▶ **Recorded information**:
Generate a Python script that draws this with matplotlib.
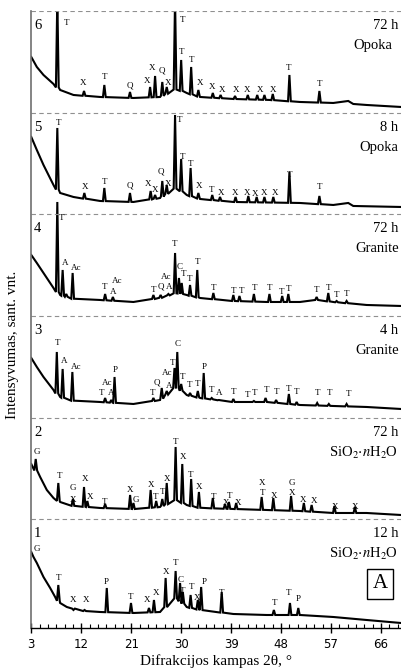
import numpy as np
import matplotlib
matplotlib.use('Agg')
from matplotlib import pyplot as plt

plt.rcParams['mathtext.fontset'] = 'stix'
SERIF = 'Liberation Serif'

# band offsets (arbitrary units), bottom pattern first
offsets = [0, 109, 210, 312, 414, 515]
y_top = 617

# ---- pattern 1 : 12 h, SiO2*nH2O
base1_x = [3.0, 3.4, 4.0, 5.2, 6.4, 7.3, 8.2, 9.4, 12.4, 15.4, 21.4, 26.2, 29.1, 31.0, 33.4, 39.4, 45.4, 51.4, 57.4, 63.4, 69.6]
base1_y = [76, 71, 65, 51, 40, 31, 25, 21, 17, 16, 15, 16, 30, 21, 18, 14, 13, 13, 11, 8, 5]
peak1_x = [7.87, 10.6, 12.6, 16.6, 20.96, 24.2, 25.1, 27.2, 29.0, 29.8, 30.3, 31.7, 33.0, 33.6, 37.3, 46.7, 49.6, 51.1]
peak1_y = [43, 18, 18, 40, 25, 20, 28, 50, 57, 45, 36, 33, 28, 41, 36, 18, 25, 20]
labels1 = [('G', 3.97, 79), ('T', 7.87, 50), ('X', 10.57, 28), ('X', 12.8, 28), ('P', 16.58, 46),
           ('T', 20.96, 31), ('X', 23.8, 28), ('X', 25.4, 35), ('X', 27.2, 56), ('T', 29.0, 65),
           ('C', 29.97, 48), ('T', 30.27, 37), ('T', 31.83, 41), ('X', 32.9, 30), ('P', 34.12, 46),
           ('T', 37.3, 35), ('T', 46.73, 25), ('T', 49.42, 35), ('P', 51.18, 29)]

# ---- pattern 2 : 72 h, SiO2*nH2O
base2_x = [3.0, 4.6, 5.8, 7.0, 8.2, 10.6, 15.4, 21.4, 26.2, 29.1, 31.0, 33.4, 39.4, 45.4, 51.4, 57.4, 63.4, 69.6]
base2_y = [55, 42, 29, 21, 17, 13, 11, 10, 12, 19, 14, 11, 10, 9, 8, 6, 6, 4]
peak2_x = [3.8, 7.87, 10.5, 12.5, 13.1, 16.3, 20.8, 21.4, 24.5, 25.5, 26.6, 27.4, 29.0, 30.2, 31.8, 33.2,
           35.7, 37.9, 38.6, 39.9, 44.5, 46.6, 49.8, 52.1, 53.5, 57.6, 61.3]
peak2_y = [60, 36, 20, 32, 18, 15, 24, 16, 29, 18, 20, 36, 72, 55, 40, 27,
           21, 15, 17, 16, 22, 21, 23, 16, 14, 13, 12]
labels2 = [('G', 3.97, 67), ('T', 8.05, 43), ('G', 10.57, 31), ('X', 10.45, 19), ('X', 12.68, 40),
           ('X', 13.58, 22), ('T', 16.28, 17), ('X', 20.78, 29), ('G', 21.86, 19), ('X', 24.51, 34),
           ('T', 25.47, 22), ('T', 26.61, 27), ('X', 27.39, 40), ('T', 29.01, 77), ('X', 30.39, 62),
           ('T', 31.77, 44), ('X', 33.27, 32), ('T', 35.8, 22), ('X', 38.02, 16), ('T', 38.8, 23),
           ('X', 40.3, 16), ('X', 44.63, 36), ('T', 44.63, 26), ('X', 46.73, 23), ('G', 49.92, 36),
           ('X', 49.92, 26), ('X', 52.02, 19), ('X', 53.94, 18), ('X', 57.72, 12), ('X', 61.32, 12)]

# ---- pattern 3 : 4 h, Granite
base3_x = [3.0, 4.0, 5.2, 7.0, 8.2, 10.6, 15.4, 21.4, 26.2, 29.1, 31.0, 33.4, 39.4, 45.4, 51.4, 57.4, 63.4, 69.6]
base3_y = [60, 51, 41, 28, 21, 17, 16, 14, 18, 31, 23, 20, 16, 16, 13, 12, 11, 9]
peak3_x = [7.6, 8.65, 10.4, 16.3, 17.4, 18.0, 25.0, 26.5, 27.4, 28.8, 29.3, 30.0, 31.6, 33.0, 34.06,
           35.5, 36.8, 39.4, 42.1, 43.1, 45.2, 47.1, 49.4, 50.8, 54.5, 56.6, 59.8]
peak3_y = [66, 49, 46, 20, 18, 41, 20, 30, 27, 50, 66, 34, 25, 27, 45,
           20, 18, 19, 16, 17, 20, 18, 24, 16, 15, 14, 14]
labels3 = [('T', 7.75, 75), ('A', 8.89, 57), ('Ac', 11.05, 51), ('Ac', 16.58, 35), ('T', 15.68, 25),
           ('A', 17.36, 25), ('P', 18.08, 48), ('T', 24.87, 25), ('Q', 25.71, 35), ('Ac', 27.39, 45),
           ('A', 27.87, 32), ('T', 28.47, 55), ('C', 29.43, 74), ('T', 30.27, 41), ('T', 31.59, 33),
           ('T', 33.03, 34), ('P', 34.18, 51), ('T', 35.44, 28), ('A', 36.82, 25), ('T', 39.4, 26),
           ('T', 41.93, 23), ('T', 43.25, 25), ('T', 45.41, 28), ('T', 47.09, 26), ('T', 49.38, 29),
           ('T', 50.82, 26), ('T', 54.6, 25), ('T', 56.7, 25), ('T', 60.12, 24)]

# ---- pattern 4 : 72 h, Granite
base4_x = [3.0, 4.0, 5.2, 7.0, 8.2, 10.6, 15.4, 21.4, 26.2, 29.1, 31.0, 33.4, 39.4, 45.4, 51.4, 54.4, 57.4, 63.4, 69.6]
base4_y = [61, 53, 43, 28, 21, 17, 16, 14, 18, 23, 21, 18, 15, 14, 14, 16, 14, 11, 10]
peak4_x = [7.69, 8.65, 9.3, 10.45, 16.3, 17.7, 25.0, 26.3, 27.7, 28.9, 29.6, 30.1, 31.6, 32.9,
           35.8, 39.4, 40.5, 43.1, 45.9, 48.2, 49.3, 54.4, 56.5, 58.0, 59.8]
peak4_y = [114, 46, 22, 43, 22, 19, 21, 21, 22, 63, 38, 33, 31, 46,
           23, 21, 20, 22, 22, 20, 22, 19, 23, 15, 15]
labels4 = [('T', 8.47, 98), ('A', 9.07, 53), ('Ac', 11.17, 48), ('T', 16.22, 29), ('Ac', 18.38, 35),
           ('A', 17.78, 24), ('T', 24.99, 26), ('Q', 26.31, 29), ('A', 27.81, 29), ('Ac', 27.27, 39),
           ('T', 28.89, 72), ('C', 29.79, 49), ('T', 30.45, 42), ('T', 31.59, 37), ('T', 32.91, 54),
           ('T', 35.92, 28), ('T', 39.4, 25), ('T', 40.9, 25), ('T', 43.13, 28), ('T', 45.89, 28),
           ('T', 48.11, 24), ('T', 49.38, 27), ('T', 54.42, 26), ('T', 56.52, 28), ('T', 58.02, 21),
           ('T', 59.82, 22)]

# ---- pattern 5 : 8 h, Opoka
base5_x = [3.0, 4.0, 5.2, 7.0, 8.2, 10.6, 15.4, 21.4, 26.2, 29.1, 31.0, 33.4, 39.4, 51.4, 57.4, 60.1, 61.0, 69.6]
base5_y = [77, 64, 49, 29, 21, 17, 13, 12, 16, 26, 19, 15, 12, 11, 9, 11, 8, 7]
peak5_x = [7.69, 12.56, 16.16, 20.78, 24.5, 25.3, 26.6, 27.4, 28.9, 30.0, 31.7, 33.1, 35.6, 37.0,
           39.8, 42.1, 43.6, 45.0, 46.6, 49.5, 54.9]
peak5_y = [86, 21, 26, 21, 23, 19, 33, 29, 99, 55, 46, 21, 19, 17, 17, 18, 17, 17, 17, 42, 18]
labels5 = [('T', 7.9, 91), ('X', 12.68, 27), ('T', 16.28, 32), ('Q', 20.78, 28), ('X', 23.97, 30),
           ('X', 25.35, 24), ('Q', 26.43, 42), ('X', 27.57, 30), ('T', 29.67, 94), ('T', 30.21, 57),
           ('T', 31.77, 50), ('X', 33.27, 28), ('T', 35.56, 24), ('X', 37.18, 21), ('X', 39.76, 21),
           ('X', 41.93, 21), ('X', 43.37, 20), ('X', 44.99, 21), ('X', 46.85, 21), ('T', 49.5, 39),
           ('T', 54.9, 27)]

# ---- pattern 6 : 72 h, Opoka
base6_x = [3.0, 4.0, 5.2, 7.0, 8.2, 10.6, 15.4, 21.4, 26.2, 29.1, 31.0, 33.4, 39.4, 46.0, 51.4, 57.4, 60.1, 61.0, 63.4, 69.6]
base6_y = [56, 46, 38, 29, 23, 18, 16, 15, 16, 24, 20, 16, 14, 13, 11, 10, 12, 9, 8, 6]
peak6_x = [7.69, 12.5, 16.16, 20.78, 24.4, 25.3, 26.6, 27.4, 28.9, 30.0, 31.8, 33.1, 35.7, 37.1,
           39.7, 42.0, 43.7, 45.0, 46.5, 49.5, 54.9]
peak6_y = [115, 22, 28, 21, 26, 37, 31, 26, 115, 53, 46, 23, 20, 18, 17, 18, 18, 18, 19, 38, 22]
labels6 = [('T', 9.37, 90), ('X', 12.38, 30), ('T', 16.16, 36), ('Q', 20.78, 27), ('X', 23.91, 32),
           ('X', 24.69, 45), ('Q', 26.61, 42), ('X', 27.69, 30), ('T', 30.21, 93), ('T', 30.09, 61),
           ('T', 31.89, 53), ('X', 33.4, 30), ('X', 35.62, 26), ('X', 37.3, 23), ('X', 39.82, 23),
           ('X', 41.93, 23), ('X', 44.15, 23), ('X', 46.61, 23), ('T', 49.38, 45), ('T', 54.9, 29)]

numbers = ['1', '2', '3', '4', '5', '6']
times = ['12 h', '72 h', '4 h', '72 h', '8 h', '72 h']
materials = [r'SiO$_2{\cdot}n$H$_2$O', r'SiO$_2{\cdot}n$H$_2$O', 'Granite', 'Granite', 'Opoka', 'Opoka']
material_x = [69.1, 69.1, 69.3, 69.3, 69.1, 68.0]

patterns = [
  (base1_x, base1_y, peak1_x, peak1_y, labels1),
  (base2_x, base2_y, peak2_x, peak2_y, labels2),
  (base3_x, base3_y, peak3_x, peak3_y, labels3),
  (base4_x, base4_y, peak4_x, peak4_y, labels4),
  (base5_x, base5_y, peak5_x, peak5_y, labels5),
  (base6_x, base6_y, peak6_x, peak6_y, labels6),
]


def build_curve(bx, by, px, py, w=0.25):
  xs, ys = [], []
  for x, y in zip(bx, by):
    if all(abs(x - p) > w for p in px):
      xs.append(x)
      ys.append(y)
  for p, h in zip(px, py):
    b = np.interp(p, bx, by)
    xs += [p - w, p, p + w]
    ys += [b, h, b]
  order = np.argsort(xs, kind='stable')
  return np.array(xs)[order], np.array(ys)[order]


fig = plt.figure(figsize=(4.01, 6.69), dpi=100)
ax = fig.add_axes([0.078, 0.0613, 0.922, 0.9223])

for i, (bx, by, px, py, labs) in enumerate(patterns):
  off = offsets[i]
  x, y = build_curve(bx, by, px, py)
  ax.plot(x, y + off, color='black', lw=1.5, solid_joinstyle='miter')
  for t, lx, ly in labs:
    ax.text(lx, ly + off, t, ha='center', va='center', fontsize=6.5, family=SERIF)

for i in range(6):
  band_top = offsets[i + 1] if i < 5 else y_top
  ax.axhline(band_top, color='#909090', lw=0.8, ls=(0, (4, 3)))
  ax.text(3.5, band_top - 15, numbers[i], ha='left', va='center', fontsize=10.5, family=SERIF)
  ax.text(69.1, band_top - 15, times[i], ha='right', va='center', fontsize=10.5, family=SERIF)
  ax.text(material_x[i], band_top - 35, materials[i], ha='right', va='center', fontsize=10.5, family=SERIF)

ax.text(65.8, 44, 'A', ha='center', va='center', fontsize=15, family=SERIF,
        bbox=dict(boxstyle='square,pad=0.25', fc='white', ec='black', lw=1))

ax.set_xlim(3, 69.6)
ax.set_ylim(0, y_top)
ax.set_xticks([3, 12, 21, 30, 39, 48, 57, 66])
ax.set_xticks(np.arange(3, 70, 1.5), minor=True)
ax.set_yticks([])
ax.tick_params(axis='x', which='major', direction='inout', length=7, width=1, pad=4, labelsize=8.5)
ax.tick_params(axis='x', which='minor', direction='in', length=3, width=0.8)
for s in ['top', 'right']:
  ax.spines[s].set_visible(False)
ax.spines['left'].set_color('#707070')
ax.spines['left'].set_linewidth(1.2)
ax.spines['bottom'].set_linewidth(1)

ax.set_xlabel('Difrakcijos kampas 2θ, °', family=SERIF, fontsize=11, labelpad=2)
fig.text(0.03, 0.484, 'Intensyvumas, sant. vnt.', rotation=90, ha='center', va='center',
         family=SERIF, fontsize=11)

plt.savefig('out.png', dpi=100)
--
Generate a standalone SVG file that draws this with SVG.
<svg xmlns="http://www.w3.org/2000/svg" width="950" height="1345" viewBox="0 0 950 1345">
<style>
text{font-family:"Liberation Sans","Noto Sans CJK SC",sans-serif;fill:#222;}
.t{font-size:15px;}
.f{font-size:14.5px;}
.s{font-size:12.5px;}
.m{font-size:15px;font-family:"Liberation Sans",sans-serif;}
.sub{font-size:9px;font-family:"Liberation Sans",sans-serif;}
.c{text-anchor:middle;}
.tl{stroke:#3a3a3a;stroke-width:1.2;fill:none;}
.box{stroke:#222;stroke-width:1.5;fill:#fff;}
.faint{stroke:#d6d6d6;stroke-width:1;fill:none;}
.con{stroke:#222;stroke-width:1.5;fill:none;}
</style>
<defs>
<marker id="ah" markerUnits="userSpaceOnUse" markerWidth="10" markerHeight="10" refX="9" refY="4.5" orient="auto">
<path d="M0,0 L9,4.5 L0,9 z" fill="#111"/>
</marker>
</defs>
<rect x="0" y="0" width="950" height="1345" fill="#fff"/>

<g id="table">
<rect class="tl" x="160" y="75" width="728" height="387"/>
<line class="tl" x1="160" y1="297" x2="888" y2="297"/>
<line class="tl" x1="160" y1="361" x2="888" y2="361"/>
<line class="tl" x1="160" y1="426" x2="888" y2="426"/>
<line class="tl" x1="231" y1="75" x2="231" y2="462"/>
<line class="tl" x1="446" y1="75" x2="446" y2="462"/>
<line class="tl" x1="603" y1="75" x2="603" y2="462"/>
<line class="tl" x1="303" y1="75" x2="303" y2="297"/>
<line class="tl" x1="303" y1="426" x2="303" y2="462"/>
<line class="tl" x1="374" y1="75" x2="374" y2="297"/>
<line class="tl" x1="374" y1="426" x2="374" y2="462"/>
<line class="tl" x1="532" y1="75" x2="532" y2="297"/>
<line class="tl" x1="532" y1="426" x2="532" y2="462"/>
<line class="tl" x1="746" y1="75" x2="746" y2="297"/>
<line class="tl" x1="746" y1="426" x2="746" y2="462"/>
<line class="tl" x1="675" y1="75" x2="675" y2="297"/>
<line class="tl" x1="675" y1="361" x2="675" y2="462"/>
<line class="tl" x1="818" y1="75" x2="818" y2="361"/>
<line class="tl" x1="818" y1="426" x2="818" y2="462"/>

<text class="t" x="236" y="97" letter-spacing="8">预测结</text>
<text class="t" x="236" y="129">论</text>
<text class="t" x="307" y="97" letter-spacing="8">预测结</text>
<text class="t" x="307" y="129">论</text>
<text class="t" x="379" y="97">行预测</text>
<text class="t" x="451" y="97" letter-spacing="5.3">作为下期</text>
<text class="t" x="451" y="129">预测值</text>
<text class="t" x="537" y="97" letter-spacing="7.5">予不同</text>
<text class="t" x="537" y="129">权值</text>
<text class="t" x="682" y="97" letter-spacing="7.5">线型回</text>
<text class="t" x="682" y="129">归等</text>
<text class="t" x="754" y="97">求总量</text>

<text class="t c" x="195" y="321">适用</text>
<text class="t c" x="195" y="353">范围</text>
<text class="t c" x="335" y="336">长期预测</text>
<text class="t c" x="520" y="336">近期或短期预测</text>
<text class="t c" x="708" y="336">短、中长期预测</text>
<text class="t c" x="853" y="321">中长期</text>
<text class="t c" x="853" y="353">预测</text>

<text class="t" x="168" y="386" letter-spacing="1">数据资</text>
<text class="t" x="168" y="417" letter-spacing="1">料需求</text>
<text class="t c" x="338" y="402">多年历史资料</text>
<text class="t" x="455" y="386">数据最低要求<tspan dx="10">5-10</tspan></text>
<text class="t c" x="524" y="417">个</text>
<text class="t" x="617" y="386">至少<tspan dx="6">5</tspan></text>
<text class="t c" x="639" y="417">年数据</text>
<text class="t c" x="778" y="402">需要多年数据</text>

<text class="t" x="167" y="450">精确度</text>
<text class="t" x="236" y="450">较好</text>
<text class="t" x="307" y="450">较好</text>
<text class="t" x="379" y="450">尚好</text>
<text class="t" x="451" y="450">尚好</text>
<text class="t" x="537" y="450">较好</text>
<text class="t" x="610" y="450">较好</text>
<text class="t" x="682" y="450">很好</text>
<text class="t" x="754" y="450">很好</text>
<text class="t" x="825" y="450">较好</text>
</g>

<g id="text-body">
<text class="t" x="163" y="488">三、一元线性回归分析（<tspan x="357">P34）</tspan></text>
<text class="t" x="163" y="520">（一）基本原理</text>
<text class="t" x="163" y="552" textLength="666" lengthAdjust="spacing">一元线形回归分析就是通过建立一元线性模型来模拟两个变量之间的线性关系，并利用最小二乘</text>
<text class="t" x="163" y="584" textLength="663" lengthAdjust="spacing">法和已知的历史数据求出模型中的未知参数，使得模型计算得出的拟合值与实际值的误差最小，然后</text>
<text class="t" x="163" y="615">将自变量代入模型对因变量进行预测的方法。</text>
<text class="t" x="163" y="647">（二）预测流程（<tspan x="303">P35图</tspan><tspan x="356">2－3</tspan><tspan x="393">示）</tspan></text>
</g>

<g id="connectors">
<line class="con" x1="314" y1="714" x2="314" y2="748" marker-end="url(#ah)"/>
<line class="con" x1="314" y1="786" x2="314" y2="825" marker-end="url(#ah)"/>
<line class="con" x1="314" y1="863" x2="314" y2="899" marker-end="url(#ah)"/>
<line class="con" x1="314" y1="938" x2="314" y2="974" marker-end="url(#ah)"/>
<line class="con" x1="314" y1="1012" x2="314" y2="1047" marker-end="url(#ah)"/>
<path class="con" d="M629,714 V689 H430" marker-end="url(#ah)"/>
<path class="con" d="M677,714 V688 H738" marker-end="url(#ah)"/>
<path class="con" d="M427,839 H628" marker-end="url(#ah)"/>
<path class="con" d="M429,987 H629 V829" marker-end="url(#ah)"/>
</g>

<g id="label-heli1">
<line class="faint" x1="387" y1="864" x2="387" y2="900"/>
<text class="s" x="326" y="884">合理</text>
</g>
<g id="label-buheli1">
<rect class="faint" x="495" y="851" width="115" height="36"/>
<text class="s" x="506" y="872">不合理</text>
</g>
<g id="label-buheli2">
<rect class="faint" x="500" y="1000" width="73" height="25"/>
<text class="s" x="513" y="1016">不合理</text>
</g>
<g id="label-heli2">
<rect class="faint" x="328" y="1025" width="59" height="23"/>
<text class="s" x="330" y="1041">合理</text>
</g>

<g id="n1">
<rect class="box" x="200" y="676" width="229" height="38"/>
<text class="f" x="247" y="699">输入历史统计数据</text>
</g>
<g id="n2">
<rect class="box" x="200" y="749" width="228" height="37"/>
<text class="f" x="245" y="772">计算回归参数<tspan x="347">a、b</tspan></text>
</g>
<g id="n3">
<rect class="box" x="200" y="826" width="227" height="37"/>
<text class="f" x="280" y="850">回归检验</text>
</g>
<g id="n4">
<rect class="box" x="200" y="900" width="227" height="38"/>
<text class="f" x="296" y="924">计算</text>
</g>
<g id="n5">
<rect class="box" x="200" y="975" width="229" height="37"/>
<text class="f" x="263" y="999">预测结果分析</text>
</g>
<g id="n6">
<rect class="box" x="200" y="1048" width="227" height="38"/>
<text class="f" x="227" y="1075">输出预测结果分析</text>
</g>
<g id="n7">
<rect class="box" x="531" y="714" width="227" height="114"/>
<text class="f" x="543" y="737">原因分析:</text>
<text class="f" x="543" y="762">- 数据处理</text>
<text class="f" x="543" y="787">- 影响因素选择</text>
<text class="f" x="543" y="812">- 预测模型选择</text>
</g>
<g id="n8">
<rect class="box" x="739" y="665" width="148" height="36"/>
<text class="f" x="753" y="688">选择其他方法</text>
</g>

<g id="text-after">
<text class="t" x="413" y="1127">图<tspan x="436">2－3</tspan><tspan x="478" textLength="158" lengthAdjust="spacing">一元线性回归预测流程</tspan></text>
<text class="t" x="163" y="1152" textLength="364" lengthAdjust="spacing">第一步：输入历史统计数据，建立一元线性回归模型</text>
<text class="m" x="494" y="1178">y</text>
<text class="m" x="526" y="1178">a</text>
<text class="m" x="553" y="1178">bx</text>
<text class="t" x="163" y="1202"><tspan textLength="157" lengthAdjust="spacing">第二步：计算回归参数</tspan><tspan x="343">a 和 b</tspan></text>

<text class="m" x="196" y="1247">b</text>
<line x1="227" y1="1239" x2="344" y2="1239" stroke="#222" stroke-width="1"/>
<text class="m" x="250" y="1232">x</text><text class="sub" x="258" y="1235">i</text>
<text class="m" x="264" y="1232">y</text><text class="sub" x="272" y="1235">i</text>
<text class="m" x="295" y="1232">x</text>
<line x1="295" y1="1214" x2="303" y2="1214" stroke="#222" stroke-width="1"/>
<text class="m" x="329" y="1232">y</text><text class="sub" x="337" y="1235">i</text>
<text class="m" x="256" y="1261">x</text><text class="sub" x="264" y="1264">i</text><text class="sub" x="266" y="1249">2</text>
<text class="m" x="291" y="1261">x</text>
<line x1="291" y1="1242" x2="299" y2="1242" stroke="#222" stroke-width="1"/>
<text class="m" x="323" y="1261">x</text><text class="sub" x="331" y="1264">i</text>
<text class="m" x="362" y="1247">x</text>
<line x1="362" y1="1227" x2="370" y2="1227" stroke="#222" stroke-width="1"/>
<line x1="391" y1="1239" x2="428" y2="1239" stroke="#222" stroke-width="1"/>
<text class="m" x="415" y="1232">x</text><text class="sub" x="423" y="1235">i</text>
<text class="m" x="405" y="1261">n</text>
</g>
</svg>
---
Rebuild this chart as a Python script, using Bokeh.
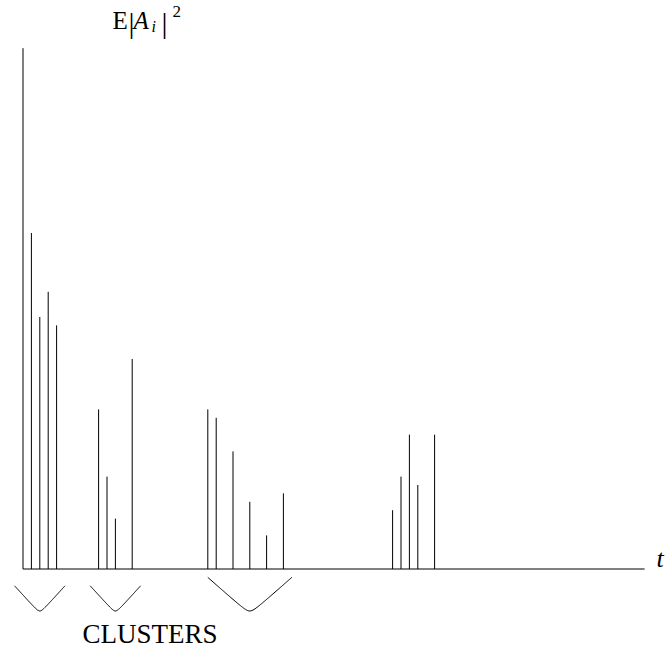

▶ **Stated problem**:
Print everything from the line with "Generate a Python" down to the line with "y_top = 617" in the entries above, both lines included and nothing more, without the pictures.

▶ **Exercise response**:
Generate a Python script that draws this with matplotlib.
import numpy as np
import matplotlib
matplotlib.use('Agg')
from matplotlib import pyplot as plt

plt.rcParams['mathtext.fontset'] = 'stix'
SERIF = 'Liberation Serif'

# band offsets (arbitrary units), bottom pattern first
offsets = [0, 109, 210, 312, 414, 515]
y_top = 617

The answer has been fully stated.